Muhammad Hameed Siddiqi, Md. Golam Rabiul Alam, Choong Seong Hong, Adil Mehmood Khang, Hyunseung Choo
Public Library of Science, September 16, 2016 (IF:3.057)
Research in video based FER systems has exploded in the past decade. However, most of the previous methods work well when they are trained and tested on the same dataset. Illumination settings, image resolution, camera angle, and physical characteristics of the people differ from one dataset to another. Considering a single dataset keeps the variance, which results from differences, to a minimum. Having a robust FER system, which can work across several datasets, is thus highly desirable. The aim of this work is to design, implement, and validate such a system using different datasets. In this regard, the major contribution is made at the recognition module which uses the maximum entropy Markov model (MEMM) for expression recognition.
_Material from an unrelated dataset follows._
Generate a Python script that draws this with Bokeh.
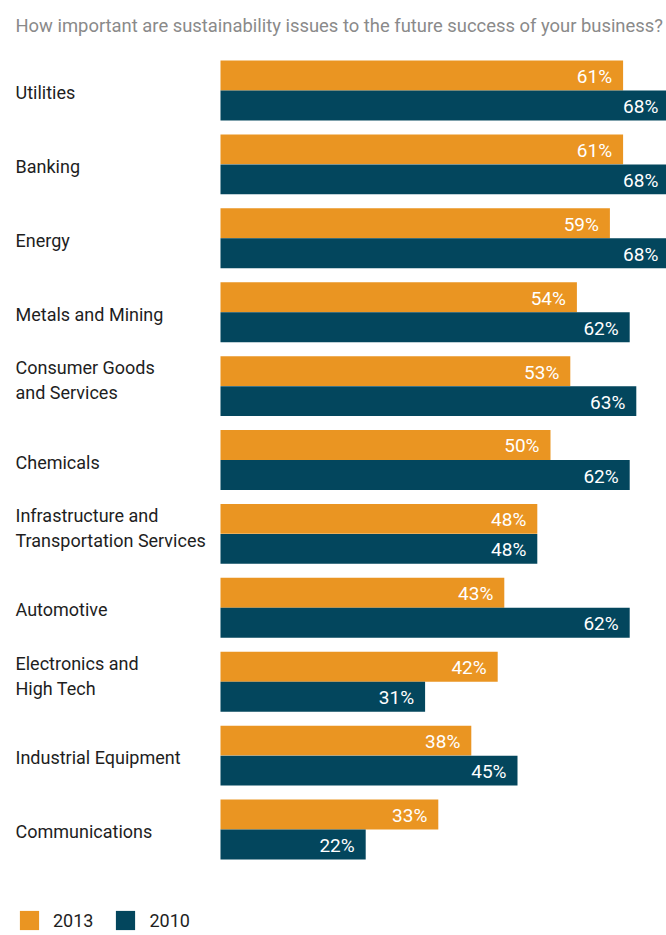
from bokeh.plotting import figure
from bokeh.models import ColumnDataSource, Range1d, Label, Legend, LegendItem
from bokeh.core.properties import value
from bokeh.embed import file_html
from bokeh.resources import INLINE

title_text = "How important are sustainability issues to the future success of your business?"
categories = [
    "Utilities",
    "Banking",
    "Energy",
    "Metals and Mining",
    "Consumer Goods\nand Services",
    "Chemicals",
    "Infrastructure and\nTransportation Services",
    "Automotive",
    "Electronics and\nHigh Tech",
    "Industrial Equipment",
    "Communications",
]
values_2013 = [61, 61, 59, 54, 53, 50, 48, 43, 42, 38, 33]
values_2010 = [68, 68, 68, 62, 63, 62, 48, 62, 31, 45, 22]
series_names = ["2013", "2010"]

ORANGE = "#EA9522"
NAVY = "#03465D"
FONT = value("Roboto")

W, H = 666, 935
PX_PER_PCT = 6.6
ZERO_X = 220
GROUP_PX = 73.9
FIRST_CENTER = 90

n = len(categories)
idx = list(range(n))
off = 0.203
bh = 0.405

src13 = ColumnDataSource(dict(y=[i - off for i in idx], v=values_2013,
                              lab=[f"{v}%" for v in values_2013]))
src10 = ColumnDataSource(dict(y=[i + off for i in idx], v=values_2010,
                              lab=[f"{v}%" for v in values_2010]))
srccat = ColumnDataSource(dict(y=idx, cat=categories,
                               dy=[-6 if "\n" in c else 2 for c in categories]))

x0 = -ZERO_X / PX_PER_PCT
p = figure(width=W, height=H, output_backend="svg", toolbar_location=None,
           x_range=Range1d(x0, (W - ZERO_X) / PX_PER_PCT),
           y_range=Range1d((H - FIRST_CENTER) / GROUP_PX, -FIRST_CENTER / GROUP_PX),
           min_border=0, min_border_left=0, min_border_right=0,
           min_border_top=0, min_border_bottom=0)
p.axis.visible = False
p.grid.visible = False
p.outline_line_color = None
p.background_fill_color = "white"
p.border_fill_color = "white"

r13 = p.hbar(y="y", left=0, right="v", height=bh, source=src13,
             fill_color=ORANGE, line_color=None)
r10 = p.hbar(y="y", left=0, right="v", height=bh, source=src10,
             fill_color=NAVY, line_color=None)

for s in (src13, src10):
    p.text(x="v", y="y", text="lab", source=s, x_offset=-11, y_offset=1,
           text_align="right", text_baseline="middle", text_color="white",
           text_font=FONT, text_font_size="19px")

p.text(x=x0, y="y", text="cat", source=srccat, x_offset=15, y_offset="dy",
       text_align="left", text_baseline="middle", text_color="#1e1e1e",
       text_font=FONT, text_font_size="18px", text_line_height=1.2)

title = Label(x=15, y=H - 25, x_units="screen", y_units="screen",
              text=title_text, text_font="Roboto", text_font_size="18.4px",
              text_color="#8a8a8a", text_baseline="alphabetic")
p.add_layout(title)

legend = Legend(items=[LegendItem(label=series_names[0], renderers=[r13]),
                       LegendItem(label=series_names[1], renderers=[r10])],
                orientation="horizontal", location=(17, 3),
                glyph_width=24, glyph_height=24, label_height=24,
                label_standoff=12, spacing=20, padding=0, margin=0,
                border_line_alpha=0, background_fill_alpha=0,
                label_text_font="Roboto", label_text_font_size="18px",
                label_text_color="#1e1e1e")
p.add_layout(legend)

open("out.html", "w").write(file_html(p, INLINE))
In this model, the states of the human expressions are modeled as the states of an MEMM, by considering the video-sensor observations as the observations of MEMM. A modified Viterbi is utilized to generate the most probable expression state sequence based on such observations. Lastly, an algorithm is designed which predicts the expression state from the generated state sequence. Performance is compared against several existing state-of-the-art FER systems on six publicly available datasets. A weighted average accuracy of 97% is achieved across all datasets.